WHAT YOU NEED TO DO: Reproduce all the material exactly, minus any pictures it holds.
::::
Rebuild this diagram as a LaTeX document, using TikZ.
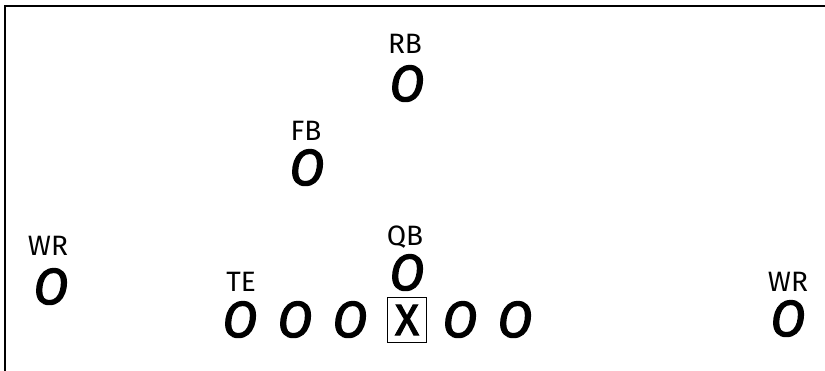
\documentclass[tikz,border=0pt]{standalone}
\usepackage{fontspec}
\setmainfont{Fira Sans}
\newfontfamily\playerfont[FakeBold=2.5,ItalicFeatures={FakeBold=2.5}]{Fira Sans}
\usetikzlibrary{positioning}
\tikzset{
    % Player markers
    player/.style={
        inner sep=0pt,
        anchor=base,
        font=\playerfont\fontsize{38}{38}\selectfont\itshape
    },
    % Position labels
    poslabel/.style={
        inner sep=0pt,
        anchor=base,
        font=\fontsize{21}{21}\selectfont
    },
    % Boxed center
    centerbox/.style={
        draw=black,
        line width=1pt,
        inner sep=0pt,
        minimum width=29pt,
        minimum height=34pt,
        font=\playerfont\fontsize{33}{33}\selectfont
    },
    % Field edges
    fieldedge/.style={
        line width=1.4pt,
        black
    }
}

\begin{document}
\begin{tikzpicture}[x=0.75pt,y=-0.75pt]
\useasboundingbox (0,0) rectangle (825,371);

% === FIELD EDGES ===
\coordinate (edgebl) at (5,371);
\coordinate (edgetl) at (5,6);
\coordinate (edgetr) at (825,6);
\draw[fieldedge] (edgebl) -- (edgetl) -- (edgetr);

% === BACKFIELD ===
\node[poslabel] (rblabel) at (405,53) {RB};
\node[player] (rb) at (407,101) {O};

\node[poslabel] (fblabel) at (306,140) {FB};
\node[player] (fb) at (307,185) {O};

\node[poslabel] (qblabel) at (405,245) {QB};
\node[player] (qb) at (407,290) {O};

% === RECEIVERS ===
\node[poslabel] (wrleftlabel) at (48,255) {WR};
\node[player] (wrleft) at (51,304) {O};

\node[poslabel] (wrrightlabel) at (788,291) {WR};
\node[player] (wrright) at (788,336) {O};

% === LINE ===
\node[poslabel] (telabel) at (241,291) {TE};
\foreach \px/\name in {240/te, 295/lt, 350/lg, 460/rg, 515/rt}
    \node[player] (\name) at (\px,337) {O};

\node[centerbox] (center) at (407,320) {X};

\end{tikzpicture}
\end{document}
::::
THE RESULT:
Rebuild this diagram as a LaTeX document, using TikZ.
\documentclass[tikz,border=0pt]{standalone}
\usepackage{fontspec}
\setmainfont{Fira Sans}
\newfontfamily\playerfont[FakeBold=2.5,ItalicFeatures={FakeBold=2.5}]{Fira Sans}
\usetikzlibrary{positioning}
\tikzset{
    % Player markers
    player/.style={
        inner sep=0pt,
        anchor=base,
        font=\playerfont\fontsize{38}{38}\selectfont\itshape
    },
    % Position labels
    poslabel/.style={
        inner sep=0pt,
        anchor=base,
        font=\fontsize{21}{21}\selectfont
    },
    % Boxed center
    centerbox/.style={
        draw=black,
        line width=1pt,
        inner sep=0pt,
        minimum width=29pt,
        minimum height=34pt,
        font=\playerfont\fontsize{33}{33}\selectfont
    },
    % Field edges
    fieldedge/.style={
        line width=1.4pt,
        black
    }
}

\begin{document}
\begin{tikzpicture}[x=0.75pt,y=-0.75pt]
\useasboundingbox (0,0) rectangle (825,371);

% === FIELD EDGES ===
\coordinate (edgebl) at (5,371);
\coordinate (edgetl) at (5,6);
\coordinate (edgetr) at (825,6);
\draw[fieldedge] (edgebl) -- (edgetl) -- (edgetr);

% === BACKFIELD ===
\node[poslabel] (rblabel) at (405,53) {RB};
\node[player] (rb) at (407,101) {O};

\node[poslabel] (fblabel) at (306,140) {FB};
\node[player] (fb) at (307,185) {O};

\node[poslabel] (qblabel) at (405,245) {QB};
\node[player] (qb) at (407,290) {O};

% === RECEIVERS ===
\node[poslabel] (wrleftlabel) at (48,255) {WR};
\node[player] (wrleft) at (51,304) {O};

\node[poslabel] (wrrightlabel) at (788,291) {WR};
\node[player] (wrright) at (788,336) {O};

% === LINE ===
\node[poslabel] (telabel) at (241,291) {TE};
\foreach \px/\name in {240/te, 295/lt, 350/lg, 460/rg, 515/rt}
    \node[player] (\name) at (\px,337) {O};

\node[centerbox] (center) at (407,320) {X};

\end{tikzpicture}
\end{document}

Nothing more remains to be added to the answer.